津次郎

映画の感想+ブログ

銃社会の哀しみ フォールアウト (2021年製作の映画)

フォールアウト(字幕版)

4.5
ブレックファストクラブ、クルーレス、ミーンガールズ、ウォールフラワー、EasyA、The Edge of Seventeen・・・アメリカのゆうめいな学園映画を表としたとき、それらの裏となるのはマイケルムーアのボウリングフォーコロンバイン、ガスヴァンサントのエレファント、あるいはこのThe Falloutだと思う。

銃乱射事件は、キラキラで明るく楽しい舞台(学園)を、一瞬で凍り付かせる。
とても違うのにとても近い。──表裏だ。

本作は銃乱射事件によってトラウマを負った女子高生の話。
PTSDをかかえて学校へ行けなくなり、現実と向き合えなくなってしまったヴァダ(Jenna Ortega)のかなしみを描いている。

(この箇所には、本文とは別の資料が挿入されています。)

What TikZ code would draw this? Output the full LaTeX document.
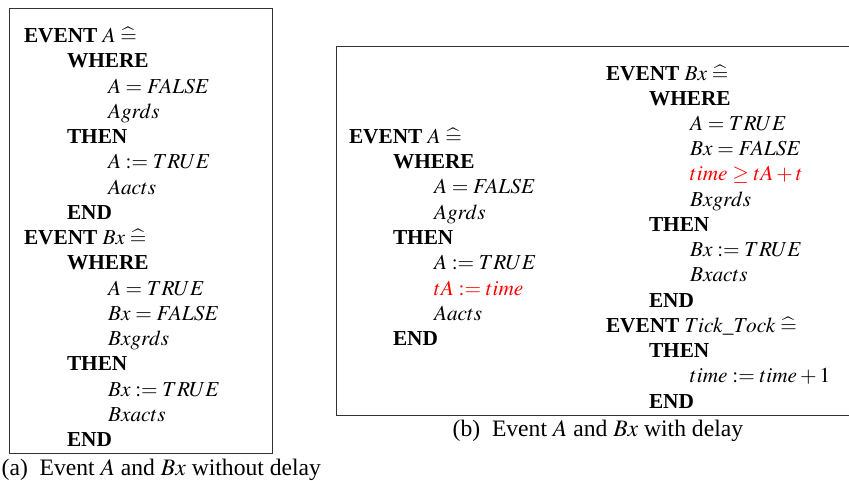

かなしさの描写が多彩。たとえば日本映画ならば、かなしいを泣かせることで表現するが、ここではもっと豊かに巧みに心象を活写していく。

この映画の導入となるカラクリは陰キャのヴァダが事件をきっかけに一軍のミア(Maddie Ziegler)と懇意になるところ。社会性を醸しつつもBooksmartみたいなデジタルな現代感覚を操っている。

監督Megan Parkの来歴を見たら女優業をやってきた人で、ショートとMVはあるものの長編の監督はこれが初。加えて原作も彼女が書いていた。

にもかかわらず日本の“巨匠”や“鬼才”も描けないような鮮やかな機微をさらりと表現してみせる。
やっぱぜんぜんちげえわ・・・という感じ。
いちいち日本映画と比較すんな──だが、日本映画業界にとっての孤高は、観衆にとっては孤立に過ぎない。外国作品を見るたびに日本映画をあざけるのは効果的なアジテイトだと思っている。

さらに本作の特長はきれいなこと。
チョボスキーのWonderがなぜ多く支持を得たか──と言えばきれいな人ばかり出ているから。ジュリアロバーツ、オーウェンウィルソン、Izabela Vidovic、ダニエルローズラッセル。Treacher Collins症候群のオギーの造形さえも“かわいい”といえるレベルだった。

The Falloutもきれいな人ばかりでてくる。主人公ヴァダ役のJenna Ortega、ミア役のMaddie Ziegler、アメリア役のLumi Pollack。セラピスト役としてShailene Woodley。
とりわけ事件以降急によそよそしくなった姉ヴァダになんとか取り入ろうとする妹アメリアのいじらしさがアドラブル。
映画にもTikTokみたいに単純な法則“最終的にはビジュアルが勝つ”──っていうのはある。人々は見た目に正直に反応するものだ。

ただしビジュアルにくわえて前述したように演出がとてもうまい。すくなくとも日本にこんな空気感を出せる監督はいない。ヴァダとミアがきすするところなんかアブデラティフケシシュのように官能的だった。

女子力という言葉があるが映画をつくるには人間力が必要な気がする。アメリカで相次ぐ銃乱射事件から36歳のMegan Parkはこれを書いて、撮った。そういう社会性と技量を日本で培うことができるんだろうか。日本の女優は“いい”映画をつくれるのだろうか。

──

日本でも米国の銃乱射事件が毎日のように報道されもはや驚きも失せた。事件が相次いだことで6月(2022年)には銃規制法が成立したが、抜本的なものではないらしい。銃規制が進まない理由として全米ライフル協会の権力が強い──が比較的知られているが、根本因子には自警が米国民のアイデンティティと化しているから──というのがある。家族を守る家長なら丸腰でいようとは思わないだろう。

お気に入りの演技派John Ortizが父役で出ていてちょっと光った。